The Bank of Japan’s (BOJ) policy board is set to discuss this week whether to exempt US$90 billion in short-term funds from its newly imposed negative interest rate, people familiar with the matter said, after the securities industry warned that investment money would be driven into bank deposits.
Some in the BOJ are sympathetic to the request, which came from the Investment Trusts Association, the sources said, because a flow from investment to bank accounts would go against a push by Japanese Prime Minister Shinzo Abe and the central bank to move more of Japan’s immense savings out of deposits and government bonds and into more productive investments, to kick-start growth and defeat stubborn deflation.
However, other central bankers worry that granting an exemption from negative rates for “money reserve funds” (MRFs) — a low-risk product brokerages offer investors to temporarily park their cash — could create a troublesome precedent as the financial industry seeks to shield other investments from negative rates, the people said.
“MRFs play an important role in fund settlement,” one of the sources said.

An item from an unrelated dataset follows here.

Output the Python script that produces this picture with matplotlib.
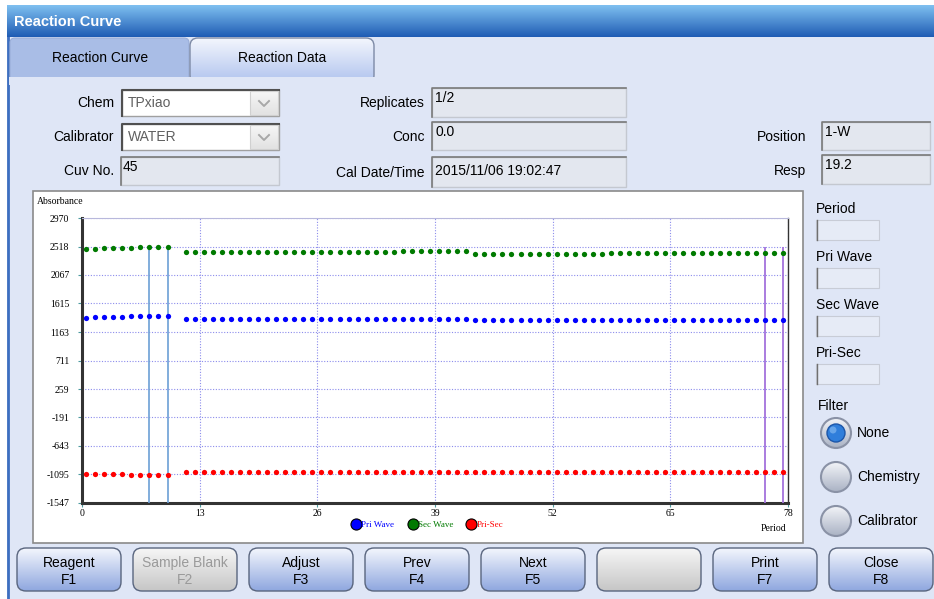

Another said: “I think it’s only natural [for the BOJ board] to debate it [at the policy meeting today and Tuesday].”
However, another of the sources said: “This is a touchy issue ... It raises the question of whether [allowing an exemption] could lead to similar requests by banks.”
A BOJ spokesman said he could not comment, citing a news blackout before the policy meeting.

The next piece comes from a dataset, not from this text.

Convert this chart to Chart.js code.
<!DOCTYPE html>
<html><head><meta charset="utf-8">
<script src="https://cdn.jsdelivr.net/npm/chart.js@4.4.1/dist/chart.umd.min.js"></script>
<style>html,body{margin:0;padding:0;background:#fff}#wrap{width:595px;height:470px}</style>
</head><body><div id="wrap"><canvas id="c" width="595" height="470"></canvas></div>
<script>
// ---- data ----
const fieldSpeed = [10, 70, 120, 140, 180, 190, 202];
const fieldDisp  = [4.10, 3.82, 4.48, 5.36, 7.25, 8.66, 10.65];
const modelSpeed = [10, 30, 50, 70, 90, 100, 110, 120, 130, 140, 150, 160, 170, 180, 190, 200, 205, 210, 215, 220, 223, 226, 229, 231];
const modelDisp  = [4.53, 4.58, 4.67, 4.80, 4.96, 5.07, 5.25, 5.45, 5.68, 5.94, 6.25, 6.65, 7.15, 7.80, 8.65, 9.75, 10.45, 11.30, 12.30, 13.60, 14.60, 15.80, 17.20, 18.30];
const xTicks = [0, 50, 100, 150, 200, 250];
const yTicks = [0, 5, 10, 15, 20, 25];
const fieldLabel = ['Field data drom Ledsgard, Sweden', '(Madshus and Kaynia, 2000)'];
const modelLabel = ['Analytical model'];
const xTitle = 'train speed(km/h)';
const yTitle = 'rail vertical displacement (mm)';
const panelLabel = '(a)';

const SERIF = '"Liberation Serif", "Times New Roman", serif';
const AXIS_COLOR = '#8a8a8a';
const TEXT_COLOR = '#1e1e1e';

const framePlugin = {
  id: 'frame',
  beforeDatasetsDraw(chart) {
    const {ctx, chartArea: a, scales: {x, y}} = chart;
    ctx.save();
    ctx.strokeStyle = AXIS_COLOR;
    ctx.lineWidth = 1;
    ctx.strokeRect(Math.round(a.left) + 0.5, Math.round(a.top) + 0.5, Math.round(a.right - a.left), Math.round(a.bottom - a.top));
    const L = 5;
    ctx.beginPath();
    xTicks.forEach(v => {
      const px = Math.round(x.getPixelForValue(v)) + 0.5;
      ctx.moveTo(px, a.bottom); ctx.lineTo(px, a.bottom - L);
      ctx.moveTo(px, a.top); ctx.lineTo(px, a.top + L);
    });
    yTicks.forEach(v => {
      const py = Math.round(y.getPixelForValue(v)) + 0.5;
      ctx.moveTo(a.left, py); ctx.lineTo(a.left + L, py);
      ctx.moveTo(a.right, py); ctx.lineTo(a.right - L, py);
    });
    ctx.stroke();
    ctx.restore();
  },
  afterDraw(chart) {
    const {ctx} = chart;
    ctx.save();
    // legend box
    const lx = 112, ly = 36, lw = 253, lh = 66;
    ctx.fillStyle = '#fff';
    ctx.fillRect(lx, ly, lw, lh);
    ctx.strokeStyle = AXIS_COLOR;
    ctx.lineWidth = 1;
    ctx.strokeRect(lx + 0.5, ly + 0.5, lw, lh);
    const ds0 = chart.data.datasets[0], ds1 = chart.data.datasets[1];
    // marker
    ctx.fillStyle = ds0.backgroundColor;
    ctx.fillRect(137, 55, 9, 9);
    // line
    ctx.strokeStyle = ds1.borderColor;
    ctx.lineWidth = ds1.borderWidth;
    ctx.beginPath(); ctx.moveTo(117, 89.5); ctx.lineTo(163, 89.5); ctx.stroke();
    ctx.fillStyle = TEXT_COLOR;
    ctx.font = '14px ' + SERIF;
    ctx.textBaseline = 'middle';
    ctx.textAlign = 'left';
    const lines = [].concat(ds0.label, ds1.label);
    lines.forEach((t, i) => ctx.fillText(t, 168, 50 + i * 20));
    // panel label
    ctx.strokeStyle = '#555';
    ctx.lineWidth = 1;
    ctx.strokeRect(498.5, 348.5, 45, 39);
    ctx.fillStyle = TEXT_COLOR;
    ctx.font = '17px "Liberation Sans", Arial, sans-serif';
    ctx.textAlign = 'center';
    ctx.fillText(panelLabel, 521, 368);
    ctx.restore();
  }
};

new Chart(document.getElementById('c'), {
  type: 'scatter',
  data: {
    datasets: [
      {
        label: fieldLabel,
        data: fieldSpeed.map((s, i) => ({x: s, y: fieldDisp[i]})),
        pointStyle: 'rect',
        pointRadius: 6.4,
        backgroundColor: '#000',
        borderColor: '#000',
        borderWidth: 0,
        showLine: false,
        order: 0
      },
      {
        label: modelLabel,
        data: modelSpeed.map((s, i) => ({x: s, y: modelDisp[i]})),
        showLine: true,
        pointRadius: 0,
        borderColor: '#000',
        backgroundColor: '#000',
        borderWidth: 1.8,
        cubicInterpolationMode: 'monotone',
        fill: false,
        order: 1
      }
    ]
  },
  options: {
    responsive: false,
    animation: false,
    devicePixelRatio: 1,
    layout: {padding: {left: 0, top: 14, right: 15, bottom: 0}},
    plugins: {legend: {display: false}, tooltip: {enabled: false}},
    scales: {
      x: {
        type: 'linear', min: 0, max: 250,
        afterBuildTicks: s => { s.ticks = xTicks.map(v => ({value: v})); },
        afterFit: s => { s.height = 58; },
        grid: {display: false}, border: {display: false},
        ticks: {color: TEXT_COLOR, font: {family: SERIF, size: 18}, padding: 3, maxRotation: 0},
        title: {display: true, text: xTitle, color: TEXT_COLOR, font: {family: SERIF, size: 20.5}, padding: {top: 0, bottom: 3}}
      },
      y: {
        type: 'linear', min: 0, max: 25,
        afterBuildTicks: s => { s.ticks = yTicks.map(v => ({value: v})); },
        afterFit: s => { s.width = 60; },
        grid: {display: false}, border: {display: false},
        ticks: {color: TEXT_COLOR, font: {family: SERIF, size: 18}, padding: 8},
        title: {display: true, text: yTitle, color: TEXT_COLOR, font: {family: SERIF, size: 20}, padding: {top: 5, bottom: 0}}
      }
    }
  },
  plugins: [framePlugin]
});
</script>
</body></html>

The debate highlights the difficulties facing the BOJ after its decision on Jan. 29 to push a key policy rate below zero for the first time by imposing a 0.1 percent charge on some of the excess reserves financial institutions park with the central bank.
The decision, meant to spur lending and put to work more of Japan’s ¥1.6 quadrillion (US$14 trillion) in personal financial assets, instead prompted a sharp rise in the yen, steep falls in shares and caused many individuals to hoard cash.

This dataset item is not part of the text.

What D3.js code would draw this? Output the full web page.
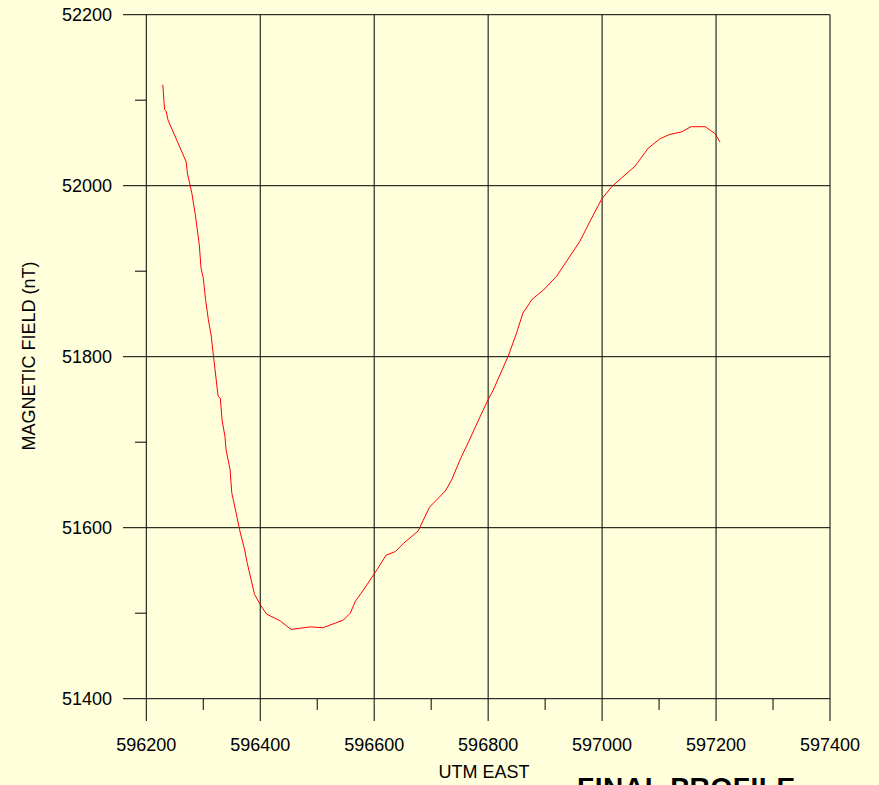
<!DOCTYPE html>
<html>
<head>
<meta charset="utf-8">
<script src="https://cdn.jsdelivr.net/npm/d3@7"></script>
<style>
  html, body { margin: 0; padding: 0; background: #ffffdc; overflow: hidden; }
  svg { display: block; font-family: 'Liberation Sans', Arial, sans-serif; }
</style>
</head>
<body>
<div id="chart"></div>
<script>
// profile data
const utmEast = [
    596229, 596232, 596235, 596238, 596270, 596272, 596276, 596280, 596286, 596293,
    596296, 596300, 596304, 596309, 596314, 596318, 596326, 596330, 596333, 596338,
    596340, 596347, 596350, 596359, 596365, 596372, 596377, 596390, 596400, 596411,
    596435, 596454, 596488, 596510, 596546, 596558, 596567, 596581, 596605, 596621,
    596637, 596652, 596677, 596697, 596725, 596736, 596751, 596766, 596786, 596800,
    596809, 596836, 596850, 596861, 596877, 596897, 596920, 596938, 596961, 596980,
    596999, 597017, 597058, 597081, 597102, 597119, 597140, 597156, 597181, 597198,
    597207
];
const magField = [
    52118, 52089, 52087, 52077, 52028, 52015, 52003, 51991, 51966, 51931,
    51904, 51892, 51867, 51843, 51824, 51800, 51754, 51751, 51726, 51707,
    51691, 51668, 51641, 51613, 51594, 51576, 51559, 51522, 51510, 51499,
    51491, 51481, 51484, 51483, 51492, 51500, 51514, 51527, 51551, 51568,
    51572, 51582, 51596, 51624, 51643, 51656, 51680, 51701, 51730, 51750,
    51761, 51802, 51828, 51851, 51867, 51878, 51894, 51912, 51935, 51960,
    51984, 51999, 52023, 52044, 52055, 52060, 52063, 52069, 52069, 52061,
    52051
];
const xTicks = [596200, 596400, 596600, 596800, 597000, 597200, 597400];
const xMinorTicks = [596300, 596500, 596700, 596900, 597100, 597300];
const yTicks = [51400, 51600, 51800, 52000, 52200];
const yMinorTicks = [51500, 51700, 51900, 52100];

const width = 879;
const height = 785;

const xScale = d3.scaleLinear().domain([596200, 597400]).range([146.3, 830]);
const yScale = d3.scaleLinear().domain([51400, 52200]).range([698.7, 14.7]);

const svg = d3.select('#chart')
    .append('svg')
    .attr('width', width)
    .attr('height', height);

svg.append('rect')
    .attr('width', width)
    .attr('height', height)
    .attr('fill', '#ffffdc');

// horizontal grid (extends past the axis as the major tick)
svg.append('g')
    .selectAll('line')
    .data(yTicks)
    .join('line')
    .attr('x1', 123)
    .attr('x2', xScale(597400))
    .attr('y1', d => yScale(d))
    .attr('y2', d => yScale(d))
    .attr('stroke', '#000')
    .attr('stroke-width', 1);

// vertical grid (extends below the axis as the major tick)
svg.append('g')
    .selectAll('line')
    .data(xTicks)
    .join('line')
    .attr('x1', d => xScale(d))
    .attr('x2', d => xScale(d))
    .attr('y1', yScale(52200))
    .attr('y2', 721)
    .attr('stroke', '#000')
    .attr('stroke-width', 1);

// minor ticks
svg.append('g')
    .selectAll('line')
    .data(yMinorTicks)
    .join('line')
    .attr('x1', 135)
    .attr('x2', xScale(596200))
    .attr('y1', d => yScale(d))
    .attr('y2', d => yScale(d))
    .attr('stroke', '#000');

svg.append('g')
    .selectAll('line')
    .data(xMinorTicks)
    .join('line')
    .attr('x1', d => xScale(d))
    .attr('x2', d => xScale(d))
    .attr('y1', yScale(51400))
    .attr('y2', 710)
    .attr('stroke', '#000');

// tick labels
svg.append('g')
    .selectAll('text')
    .data(yTicks)
    .join('text')
    .attr('x', 112)
    .attr('y', d => yScale(d))
    .attr('dy', '0.35em')
    .attr('text-anchor', 'end')
    .style('font-size', '18px')
    .attr('fill', '#000')
    .text(d => d);

svg.append('g')
    .selectAll('text')
    .data(xTicks)
    .join('text')
    .attr('x', d => xScale(d))
    .attr('y', 751)
    .attr('text-anchor', 'middle')
    .style('font-size', '18px')
    .attr('fill', '#000')
    .text(d => d);

// axis titles
svg.append('text')
    .attr('x', 484)
    .attr('y', 778)
    .attr('text-anchor', 'middle')
    .style('font-size', '18px')
    .text('UTM EAST');

svg.append('text')
    .attr('transform', 'translate(35, 356) rotate(-90)')
    .attr('text-anchor', 'middle')
    .style('font-size', '18px')
    .text('MAGNETIC FIELD (nT)');

// title sits at the bottom edge, cut off as in the original
svg.append('text')
    .attr('x', 577)
    .attr('y', 797)
    .style('font-size', '28px')
    .style('font-weight', 'bold')
    .style('letter-spacing', '0.6px')
    .text('FINAL PROFILE');

// profile line
const line = d3.line()
    .x((d, i) => xScale(utmEast[i]))
    .y(d => yScale(d));

svg.append('path')
    .attr('fill', 'none')
    .attr('stroke', '#ff0000')
    .attr('stroke-width', 1)
    .attr('d', line(magField));
</script>
</body>
</html>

The board has instructed the BOJ’s staff to discuss the feasibility of making MRF an exception, sources said.
"We expect a heavy flow of funds seeking to avoid negative interest rates ... into bank deposits under the current conditions," Deutsche Bank AG analysts Masao Muraki and Hiroshi Torii said in a recent note to clients. "Banks could ultimately place restrictions on large corporate deposits and money trusts."
The securities industry shows no sign of panic about outflows, but has made clear it wants an exemption, given the potential drying-up of funds.
"We would like to ask [the BOJ] to respond, giving full consideration to the nature of MRFs" in funds settlement, Yoshio Okubo, vice chairman of the trusts association, told a news conference on Friday.
MRFs totaled ¥10.07 trillion yen at the end of February, the trusts association said, or 11 percent of Japan’s investment trusts.